I want to use ner.match but with my custom ner model.
My model takes in a text and outputs the span of the recognized term and the label associated with it.
I want the ner.match recipe to show the highlighted term along with its label from my model.
How do i wrap the ner.match recipe to achieve this. And if this cannot be done by simply wrapping the ner.match recipe, how do i create my custom recipe to achieve the same result.
Thank you!

Hi! I think you might find it easier to write your own recipe, since it'll make it easier to see what's going on, and the logic itself isn't that complicated.

Here's a simplified version of the ner.match recipe with some comments that explain what's going on:

In the recipe above, it uses the pattern matcher and spaCy to add the pattern matches to your stream. But instead, you can also write a function that takes a text and returns the start and end character offsets and the label. For each span, you can then yield out a dictionary with the "text" and "spans". Here's an example:

def get_stream(stream):
    for eg in stream:
        spans_from_model = get_spans_from_your_model(eg["text"])
        for start_char, end_char, label in spans_from_model:
            # Let's assume your function returns a tuple of the start and end
            # offset and the label. For each span, we now create a new task
            # and send it out
            spans = [{"start": start_char, "end": end_char, "label": label}]
            yield {"text": eg["text"], "spans": spans}

In your recipe, you can then load your data (however you want) and create your stream:

stream = JSONL(source)
stream = get_stream(stream)

So the most basic version of your recipe could look like this (plus the get_stream function of course):

import prodigy
from prodigy.components.loaders import JSONL

@prodigy.recipe('custom.ner.match',
    dataset=("The dataset to use", "positional", None, str),
    source=("The source data as a JSONL file", "positional", None, str),
)
def custom_ner_match(dataset, source):
    stream = JSONL(source)
    stream = get_stream(stream)

    return {
        'view_id': 'ner',       # Annotation interface to use
        'dataset': dataset,     # Name of dataset to save annotations
        'stream': stream,       # Incoming stream of examples
    }

Thank you so much!
worked like a charm
Follow up question:
Is it possible to create a custom recipe that combines the functionality of ner.match and ner.manual?

Yay, glad to hear it worked!

Sure :slightly_smiling_face: You should only have to change a few small things:

  • use the ner_manual view ID instead of just ner
  • add a "config": {"labels": [...]} to the components returned by your recipe that defines the full label scheme you can select
  • make sure each incoming example is tokenized and has a "tokens" property (to allow quick highlighting that "snaps" to token boundaries)
  • only send out one example per text (instead of one example per span) because you probably want to see all matches at once, right?

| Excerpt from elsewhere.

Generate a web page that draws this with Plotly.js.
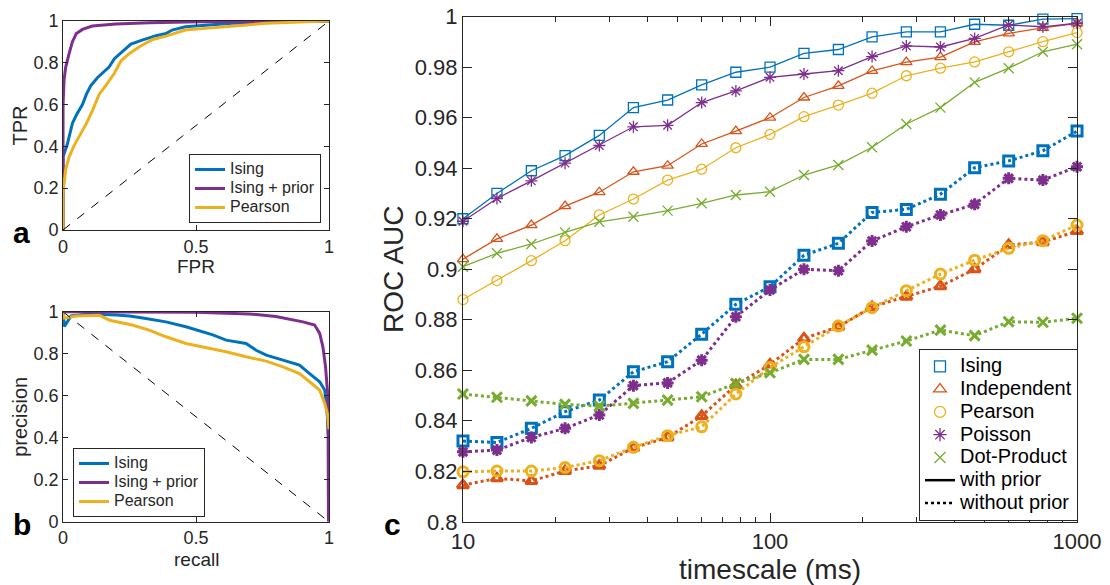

For tokenization, Prodigy has a built-in add_tokens helper. You can also see an example of it in the prodigy-recipes repo. The function takes a spaCy nlp object for tokenization and the stream, and will add a "tokens" property to each example.

import spacy
from prodigy.components.preprocess import add_tokens

# At the end of your recipe
nlp = spacy.load(spacy_model)
stream = add_tokens(nlp, stream)

One thing that's important to note here: the tokenization used here should match the tokenization of your custom model and allow the entities to be valid token spans. So if your model uses a custom tokenizer, you might want to use that instead and create the "tokens" property yourself – you can find the format in the "Annotation task formats" section in your PRODIGY_README.html.

To only send out one example instead of one example per span, your get_stream, could be simplified like this:

def get_stream(stream):
    for eg in stream:
        spans_from_model = get_spans_from_your_model(eg["text"])
        eg["spans"] = [{"start": start_char, "end": end_char, "label": label}
                       for start_char, end_char, label in spans_from_model]
        yield eg

In the return statement of your recipe, you can now change the view_id and add the labels:

return {
    "view_id": "ner_manual", 
    "dataset": dataset,
    "stream": stream,
    "config": {
        "labels": ["SOME_LABEL", "FOO", "BAR"]
    }
}

You should now see all entities in the text highlighted and editable, with the list of labels as selectable options on top.